(1.) BY this petition under Article 226 of the Constitution, the petitioners are seeking a writ of mandamus directing the Punjab and Sind Bank, the respondent No. 1 to withdraw its letters dated 20th October, 1995 and 6th January, 1996 and to release the working capital of Rs. 2. 02 crores in phases in favour of petitioner No. 1 company. The factual antecedents in which the controversy leading to this petition has arisen may be stated first. The first petitioner is a company incorporated under the Companies Act, 1956 and the second petitioner is the managing director of the company. The petitioner No. 1 was initially incorporated as a private limited company and was converted into a public limited company on 21st April, 1992. The company is established to manufacture ingots and alloy steels. The project of the petitioner No. 1 was initially appraised by the Maharashtra State Financial Corporation (MSFC), the respondent No. 2 and accepted by the Canara Bank, wherein term loan was to be granted by the respondent No. 2 and the working capital for the project was to be granted by the Canara Bank. Accordingly, the respondent No. 2 released the term loan to the extent of Rs. 42. 87 lakhs. As regards the working capital, the Canara Bank though initially agreed to grant working capital, later on withdrew from the project. Thereafter, the petitioners approached the respondent No. 1, Punjab and Sind Bank and requested for grant of working capital by letter dated 9th August, 1988. It seems that although some correspondence was exchanged between the parties, finally by its letter dated 20th May, 1991 the respondent No. 1 conveyed its inability to grant the working capital as there was complete ceiling on advance at that time.
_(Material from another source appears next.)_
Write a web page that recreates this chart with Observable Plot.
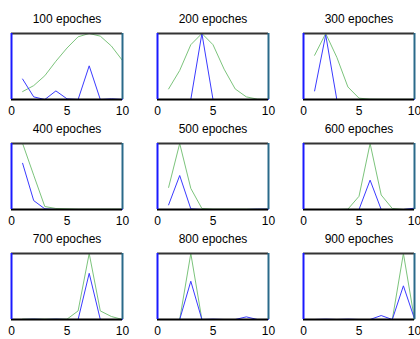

(2.) SOME time in 1992, in view of the liberalised economy and decontrol of steel industry, at the request of the petitioner No. 1, the respondent No. 1 again took up the case of the petitioner No. 1 for considering the grant of working capital. A fresh project report was submitted by the petitioner No. 1 on 15th September, 1992 which included expansion/modernisation of the project by increasing the capacity of production from 3000 M. T. to 30,000 M. T. per annum. . The proposal was appraised by the officers of the respondent No. 1 and a report was submitted to the respondent No. 1 that the project is viable. Some time in December, 1992 the petitioner No. 1 proposed a public issue in view of the favourable appraisal of its project by the respondent No. 1. The respondent No. 1 agreed to be a lead-manager to the public issue. Thereafter, at the instance of the respondent No. 1 PNB Capital Services Ltd. , a wholly owned subsidiary of the Punjab National Bank was engaged as second lead-manager to the said public issue.
(3.) AT this stage it will be useful to refer to certain letters exchanged between the petitioners and the Bank which has got material bearing on the issues raised in the present petition. We have noted that the project of the petitioners was approved by the officers of the respondent No. 1 and recommendation was made to sanction the working capital. By a letter dated 14th January, 1993 the respondent No. 1 Bank wrote to the managing director of the petitioner No. 1 that he has not given the property papers to be taken as additional collateral security inspite of number of verbal requests. The managing director was asked to do the needful as early as possible so that the proposal can be finalised for submission to the higher authorities. The managing director of the petitioner No. 1 company, however, by his reply letter dated 15th January, 1993 stated that the company is ready to give a personal guarantee of the directors and a second charge of fixed mortgaged assets as per the norms prescribed.